Specialist in Azië

Na de overname van Scottish Widows in 2014 behoort Aberdeen Asset Management tot de grootste vermogensbeheerders ter wereld. Het fondsenhuis heeft vooral een grote expertise in de groeilanden.

Aberdeen Asset Management werd opgericht in 1875 om leningen te verstrekken aan Schotse landbouwers die zich in Canada wilden vestigen. Het duurde tot 1983 eer Aberdeen actief werd in vermogensbeheer. Tien jaar later bereikte het beheerde kapitaal de grens van 1 miljard pond. “In onze business is het eerste miljard altijd het moeilijkst bij elkaar te krijgen, temeer omdat de nieuwe regelgeving de toetredingsdrempel tot de markt almaar hoger maakt”, zegt CEO Martin Gilbert.

Focus op Azië

Begin jaren negentig opende Aberdeen een kantoor in Singapore. Het was een bepalend moment: Aberdeen is vandaag vooral bekend om zijn aandelenfondsen die beleggen in de opkomende markten en Azië. De meeste Aberdeen-fondsen die vier Morningstar-sterren hebben, focussen op de groeilanden (zie tabel). Aberdeen zette zijn groei door via een reeks overnames, waaronder die van Crédit Suisse AM en Scottish Widows IP. Die laatste operatie voegde expertise toe in obligaties, kwantitatief beheer en alternatieve producten.

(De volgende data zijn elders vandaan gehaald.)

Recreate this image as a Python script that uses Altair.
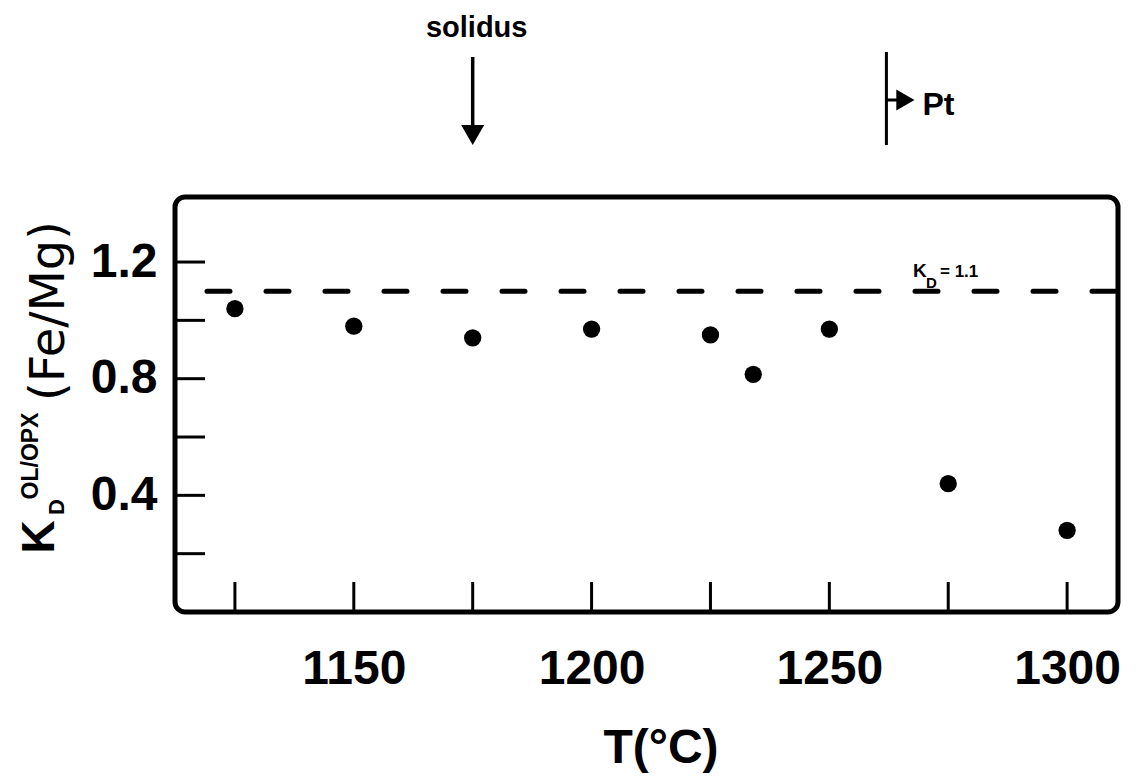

“Die overname was een manier om onze activiteiten te diversifiëren”, stelt Gilbert. “We staan nog altijd open voor acquisities waarmee we onze expertise nog verder kunnen diversifiëren.” Aberdeen beheert meer dan 550 miljard dollar, waarmee de groep tot de 25 grootste fondsbeheerders ter wereld behoort.

Geen sterrenstatus

Een belangrijk kenmerk van de beleggingsstrategie van Aberdeen is de collectieve besluitvorming. De beheerteams delen samen de verantwoordelijkheid voor hun keuzes. Beheerders met een sterrenstatus vind je niet bij Aberdeen. De teams die de aandelenfondsen beheren, zoeken naar aantrekkelijk gewaardeerde kwaliteitswaarden. “Wij willen ons onderscheiden van de referentie-indexen door onze aandelenselectie te baseren op een grondige fundamentele analyse en te beleggen op lange termijn”, zegt Martin Gilbert. “Bovendien beleggen we nooit in een bedrijf voordat we de directie hebben ontmoet.”

De fondsen van Aberdeen hadden het de jongste jaren moeilijk om hun prestaties op niveau te houden. Dat gebeurde ook in 2014, na de explosieve stijging van de Chinese aandelen op de beurzen van Sjanghai en Shenzhen (A-Shares). “Wij hebben aandelen met een notering in Hongkong (H-Shares) altijd overwogen tegenover A-Shares, vooral vanwege het gebrek aan deugdelijk bestuur in bedrijven die uitsluitend in China noteren. Dat heeft ons veel geld gekost tijdens de recente stijging van de A-Shares, maar het lijkt ons niet verstandig het geweer nu van schouder te veranderen.”

“De markten worden overstelpt met liquiditeiten. Zo blijft zelfs de grootste troep drijven. Op het moment dat de markten minder gunstig worden voor bedrijven van minder goede kwaliteit, verbeteren onze prestaties. Ik zeg altijd tegen mijn portefeuillebeheerders: wat je ook doet, verkoop niet op het moment dat de zaken er het slechtst voor staan. En als de Fed beslist de basisrente op te trekken, dan krijgt de obligatiemarkt een enorme schok te verwerken.”

Hoge volatiliteit

Beleggen in aandelen uit de opkomende landen blijft voorbehouden voor beleggers die geen moeite hebben met de soms extreme volatiliteit. Voor Devan Kaloo, head of global emerging equities van Aberdeen, is die volatiliteit te wijten aan twee factoren. “Enerzijds is er minder liquiditeit dan in de westerse landen. Anderzijds zijn aandelen in de meeste opkomende landen niet echt in trek bij de lokale actoren, die obligatieproducten met hogere rendementen verkiezen. Dat betekent dat vooral buitenlandse beleggers de prijzen doen fluctueren. De jongste vijf jaar hebben we al vier keer een kapitaaluitstroom meegemaakt.”